He is about to enter his prime years, those of which could be spent not pitching in red pinstripes. It would be a tragedy after all of the energy, time, and attention the Phillies have put into Hamels.
This has dragged on long enough. Both sides have played hardball, and contact has been limited, but the parameters are clear. All it takes is one phone call. It must come from Ruben Amaro Jr.
If the Phillies general manager was willing to offer a five-year, $120 million deal to Cliff Lee as a 32-year-old lefty, surely he can replicate at least that for Hamels. Indications are Amaro has not.
Does Amaro seriously think Hamels will not beat Lee's deal on the open market, with the Dodgers, Yankees, and Red Sox perhaps entering the fray?
The Phillies must decide whether they are serious bidders for Hamels before the July 31 trade deadline. If they are unwilling to meet - or even inch closer - to Hamels' demands, they should trade him for the best prospect package available and forever sever ties.
Obviously, a pact is complex. Hamels wants to be paid like an elite pitcher. The Phillies are already paying for two elite pitchers and have the most expensive payroll in the National League.
Ownership has been willing to stretch in certain circumstances, the Lee situation being one of them. David Montgomery has previously shown an affinity for his homegrown talent. Add in Hamels' active charitable endeavors through the Hamels Foundation, and he is the model athlete for this team to build around.
No doubt, it would cost the Phillies a great deal. Hamels is a proud man; he once publicly chided the Phillies for renewing him to a $500,000 deal in 2008 when he wanted $750,000.
He cares about his perceived value, which is growing by the day. CC Sabathia once signed a seven-year, $161 million deal with the Yankees entering his age-28 season. No one knows if Hamels and his agent, John Boggs, can achieve that number, but it is hardly a pipe dream.
The Phillies would rather point to the contract signed last August by Jered Weaver and the Los Angeles Angels. Weaver took a hometown discount to stay for a five-year, $85 million deal. His career numbers are similar to Hamels' - both have made two all-star teams and neither has won a Cy Young Award.
Had Weaver waited until this winter, he certainly would have fetched a more lucrative deal. He was not willing to risk an injury or leave a familiar environment, so he settled for a mere $85 million. Meanwhile, Hamels is interested in testing the market if the Phillies cannot meet his demands.
He has earned that right.
Weaver at least can boast his status as the highest-paid pitcher in Angels history. Even when the team lured C.J. Wilson through free agency, the Angels were sure to keep that distinction for Weaver, their homegrown arm.
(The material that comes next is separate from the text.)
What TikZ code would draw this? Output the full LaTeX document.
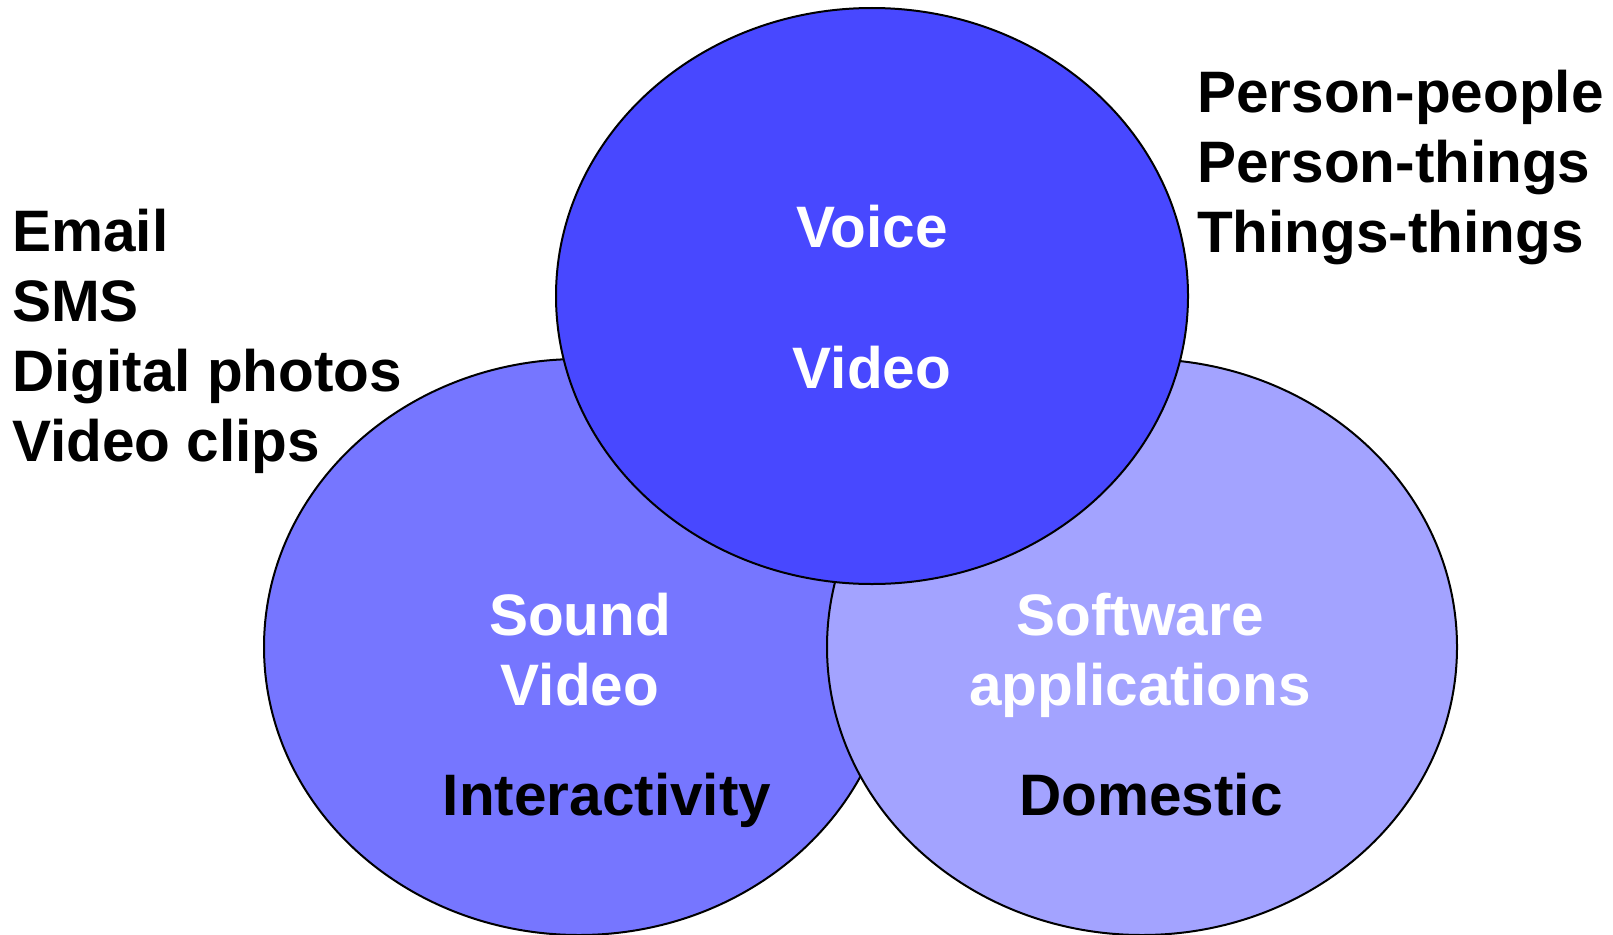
\documentclass[tikz,border=0pt]{standalone}
\usepackage{fontspec}
\setmainfont{Liberation Sans}
\definecolor{voiceblue}{RGB}{72,72,255}
\definecolor{soundblue}{RGB}{118,118,255}
\definecolor{softblue}{RGB}{163,163,255}
\tikzset{
  lbl/.style={font=\fontsize{58.5}{70}\selectfont\bfseries, inner sep=0pt},
  inlbl/.style={lbl, text=white, anchor=base},
  oval/.style={line width=2pt, draw=black}
}

\begin{document}
\begin{tikzpicture}[x=1pt,y=-1pt]
	\useasboundingbox (0,0) rectangle (1613,934);
	
	% the three ovals
	\filldraw[oval, fill=soundblue] (579,647) ellipse [x radius=315, y radius=288];
	\filldraw[oval, fill=softblue] (1142,647) ellipse [x radius=315, y radius=288];
	\filldraw[oval, fill=voiceblue] (872,296) ellipse [x radius=316, y radius=288];
	
	% text inside
	\node[inlbl] (voice) at (872,247) {Voice};
	\node[inlbl] (video) at (872,388) {Video};
	\node[inlbl] (sound) at (580,635) {Sound};
	\node[inlbl] (svideo) at (580,705) {Video};
	\node[inlbl, text=black] (inter) at (607,815) {Interactivity};
	\node[inlbl] (soft) at (1140,635) {Software};
	\node[inlbl] (appl) at (1140,705) {applications};
	\node[inlbl, text=black] (dom) at (1151,815) {Domestic};
	
	% lists outside
	\node[lbl, anchor=base west] (email) at (12,251) {Email};
	\node[lbl, anchor=base west] (sms) at (12,321) {SMS};
	\node[lbl, anchor=base west] (photos) at (12,391) {Digital photos};
	\node[lbl, anchor=base west] (clips) at (12,461) {Video clips};
	
	\node[lbl, anchor=base west] (pp) at (1197,112) {Person-people};
	\node[lbl, anchor=base west] (pt) at (1197,182) {Person-things};
	\node[lbl, anchor=base west] (tt) at (1197,252) {Things-things};
\end{tikzpicture}
\end{document}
Then Matt Cain signed the richest deal for a righthander ever - six years, $127.5 million - in April, and the Weaver deal was irrelevant. Cain signed the deal as a 27-year-old pitcher with a year more of service time than Hamels and similar career numbers.
The Phillies will point to wins. Hamels has never won more than 15 games in a season, and that was 2007. They will say Hamels has never won a Cy Young. He has never led the league in ERA.
None of that precludes Hamels from being an elite pitcher on the verge of his prime years.
Only 12 starting pitchers in baseball history have had a better Adjusted ERA (or ERA+) and as many strikeouts than Hamels through their first seven seasons. Their names: Walter Johnson, Lefty Grove, Tom Seaver, Roger Clemens, Grover Cleveland Alexander, Christy Mathewson, Bob Feller, Juan Marichal, Bert Blyleven, Felix Hernandez, Ferguson Jenkins, and Don Drysdale. Ten are Hall of Famers. The other two are not yet eligible.
(Adjusted ERA compensates for ballpark factors and league averages to normalize one rate that better compares pitchers across different eras of baseball.)
Logic dictates the Phillies must spend on Hamels. They did, after all, sign a pitcher four years his elder for five years and $120 million.
This deal can still happen, and it should.